→ **WORK TO DO**
Make an exact copy of the data below, leaving out every picture.
### MATERIAL SUPPLIED
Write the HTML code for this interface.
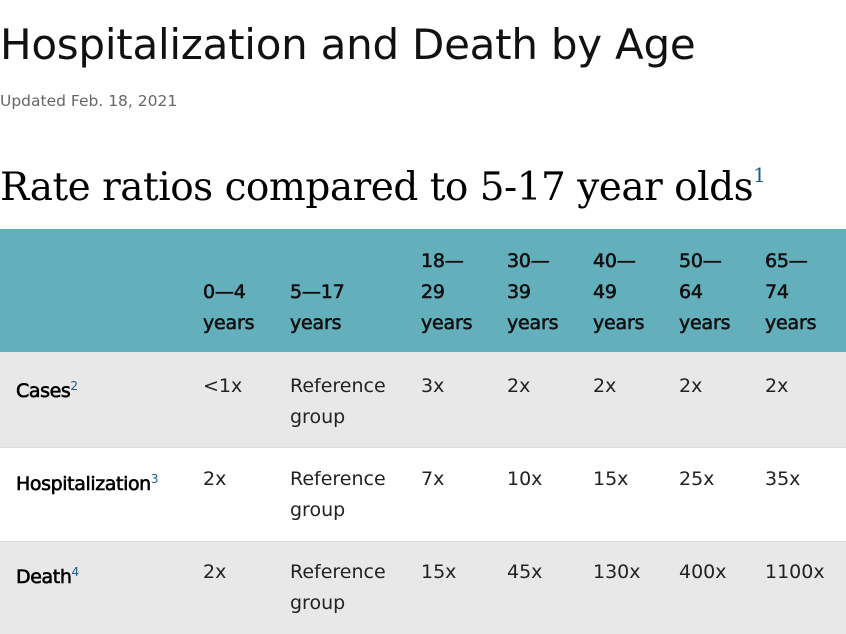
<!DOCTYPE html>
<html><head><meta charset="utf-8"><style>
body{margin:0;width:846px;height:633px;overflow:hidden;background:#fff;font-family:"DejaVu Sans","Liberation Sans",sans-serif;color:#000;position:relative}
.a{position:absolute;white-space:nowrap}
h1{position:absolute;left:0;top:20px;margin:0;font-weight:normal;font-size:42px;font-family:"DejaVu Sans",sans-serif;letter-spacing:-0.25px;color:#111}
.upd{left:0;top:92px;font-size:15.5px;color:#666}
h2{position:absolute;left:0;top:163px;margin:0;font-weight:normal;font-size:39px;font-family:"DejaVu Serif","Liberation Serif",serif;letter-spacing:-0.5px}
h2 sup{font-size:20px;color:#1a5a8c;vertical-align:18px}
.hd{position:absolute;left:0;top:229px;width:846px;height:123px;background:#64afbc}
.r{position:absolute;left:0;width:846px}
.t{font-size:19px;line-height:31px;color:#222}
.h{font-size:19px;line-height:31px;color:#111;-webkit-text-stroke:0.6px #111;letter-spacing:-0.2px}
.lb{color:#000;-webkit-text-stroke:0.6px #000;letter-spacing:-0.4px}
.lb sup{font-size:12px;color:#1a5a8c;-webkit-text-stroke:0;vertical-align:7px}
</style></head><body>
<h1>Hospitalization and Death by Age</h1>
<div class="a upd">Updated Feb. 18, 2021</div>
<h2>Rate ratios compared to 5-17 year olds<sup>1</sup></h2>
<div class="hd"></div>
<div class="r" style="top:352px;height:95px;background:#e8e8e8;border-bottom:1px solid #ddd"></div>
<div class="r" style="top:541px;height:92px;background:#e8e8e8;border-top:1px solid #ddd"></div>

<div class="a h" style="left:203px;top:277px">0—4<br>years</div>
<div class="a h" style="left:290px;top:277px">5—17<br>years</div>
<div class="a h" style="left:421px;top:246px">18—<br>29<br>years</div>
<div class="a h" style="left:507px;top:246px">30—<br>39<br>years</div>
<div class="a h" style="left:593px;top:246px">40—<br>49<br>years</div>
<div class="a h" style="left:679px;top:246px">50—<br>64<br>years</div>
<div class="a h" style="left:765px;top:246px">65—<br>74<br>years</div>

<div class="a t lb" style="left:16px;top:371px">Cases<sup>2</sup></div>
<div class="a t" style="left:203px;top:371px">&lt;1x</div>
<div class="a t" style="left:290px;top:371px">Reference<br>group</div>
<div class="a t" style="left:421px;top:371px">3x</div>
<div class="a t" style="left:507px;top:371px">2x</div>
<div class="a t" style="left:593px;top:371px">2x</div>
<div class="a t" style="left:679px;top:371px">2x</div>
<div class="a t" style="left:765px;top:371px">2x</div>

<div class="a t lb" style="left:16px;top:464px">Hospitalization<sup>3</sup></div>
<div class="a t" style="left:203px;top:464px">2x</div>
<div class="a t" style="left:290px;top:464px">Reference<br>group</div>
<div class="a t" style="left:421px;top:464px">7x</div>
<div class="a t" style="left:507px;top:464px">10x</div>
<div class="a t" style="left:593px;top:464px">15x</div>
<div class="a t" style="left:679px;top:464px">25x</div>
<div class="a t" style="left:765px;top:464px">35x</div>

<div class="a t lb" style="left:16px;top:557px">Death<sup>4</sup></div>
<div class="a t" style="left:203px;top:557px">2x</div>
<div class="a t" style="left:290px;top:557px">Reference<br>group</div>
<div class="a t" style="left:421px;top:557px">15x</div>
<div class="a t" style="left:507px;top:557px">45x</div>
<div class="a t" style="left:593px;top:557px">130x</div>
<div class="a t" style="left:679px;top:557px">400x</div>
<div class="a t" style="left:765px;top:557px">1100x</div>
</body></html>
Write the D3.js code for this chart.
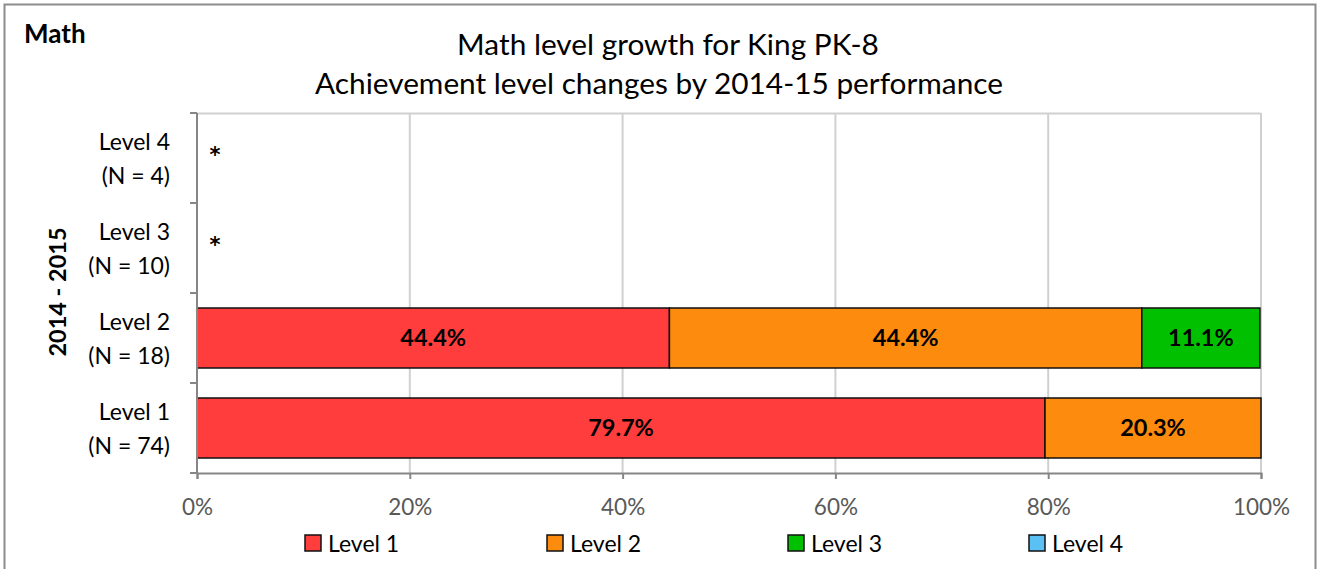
######
→ **ANSWER BELOW**
Write the HTML code for this interface.
<!DOCTYPE html>
<html><head><meta charset="utf-8"><style>
body{margin:0;width:846px;height:633px;overflow:hidden;background:#fff;font-family:"DejaVu Sans","Liberation Sans",sans-serif;color:#000;position:relative}
.a{position:absolute;white-space:nowrap}
h1{position:absolute;left:0;top:20px;margin:0;font-weight:normal;font-size:42px;font-family:"DejaVu Sans",sans-serif;letter-spacing:-0.25px;color:#111}
.upd{left:0;top:92px;font-size:15.5px;color:#666}
h2{position:absolute;left:0;top:163px;margin:0;font-weight:normal;font-size:39px;font-family:"DejaVu Serif","Liberation Serif",serif;letter-spacing:-0.5px}
h2 sup{font-size:20px;color:#1a5a8c;vertical-align:18px}
.hd{position:absolute;left:0;top:229px;width:846px;height:123px;background:#64afbc}
.r{position:absolute;left:0;width:846px}
.t{font-size:19px;line-height:31px;color:#222}
.h{font-size:19px;line-height:31px;color:#111;-webkit-text-stroke:0.6px #111;letter-spacing:-0.2px}
.lb{color:#000;-webkit-text-stroke:0.6px #000;letter-spacing:-0.4px}
.lb sup{font-size:12px;color:#1a5a8c;-webkit-text-stroke:0;vertical-align:7px}
</style></head><body>
<h1>Hospitalization and Death by Age</h1>
<div class="a upd">Updated Feb. 18, 2021</div>
<h2>Rate ratios compared to 5-17 year olds<sup>1</sup></h2>
<div class="hd"></div>
<div class="r" style="top:352px;height:95px;background:#e8e8e8;border-bottom:1px solid #ddd"></div>
<div class="r" style="top:541px;height:92px;background:#e8e8e8;border-top:1px solid #ddd"></div>

<div class="a h" style="left:203px;top:277px">0—4<br>years</div>
<div class="a h" style="left:290px;top:277px">5—17<br>years</div>
<div class="a h" style="left:421px;top:246px">18—<br>29<br>years</div>
<div class="a h" style="left:507px;top:246px">30—<br>39<br>years</div>
<div class="a h" style="left:593px;top:246px">40—<br>49<br>years</div>
<div class="a h" style="left:679px;top:246px">50—<br>64<br>years</div>
<div class="a h" style="left:765px;top:246px">65—<br>74<br>years</div>

<div class="a t lb" style="left:16px;top:371px">Cases<sup>2</sup></div>
<div class="a t" style="left:203px;top:371px">&lt;1x</div>
<div class="a t" style="left:290px;top:371px">Reference<br>group</div>
<div class="a t" style="left:421px;top:371px">3x</div>
<div class="a t" style="left:507px;top:371px">2x</div>
<div class="a t" style="left:593px;top:371px">2x</div>
<div class="a t" style="left:679px;top:371px">2x</div>
<div class="a t" style="left:765px;top:371px">2x</div>

<div class="a t lb" style="left:16px;top:464px">Hospitalization<sup>3</sup></div>
<div class="a t" style="left:203px;top:464px">2x</div>
<div class="a t" style="left:290px;top:464px">Reference<br>group</div>
<div class="a t" style="left:421px;top:464px">7x</div>
<div class="a t" style="left:507px;top:464px">10x</div>
<div class="a t" style="left:593px;top:464px">15x</div>
<div class="a t" style="left:679px;top:464px">25x</div>
<div class="a t" style="left:765px;top:464px">35x</div>

<div class="a t lb" style="left:16px;top:557px">Death<sup>4</sup></div>
<div class="a t" style="left:203px;top:557px">2x</div>
<div class="a t" style="left:290px;top:557px">Reference<br>group</div>
<div class="a t" style="left:421px;top:557px">15x</div>
<div class="a t" style="left:507px;top:557px">45x</div>
<div class="a t" style="left:593px;top:557px">130x</div>
<div class="a t" style="left:679px;top:557px">400x</div>
<div class="a t" style="left:765px;top:557px">1100x</div>
</body></html>
Write the D3.js code for this chart.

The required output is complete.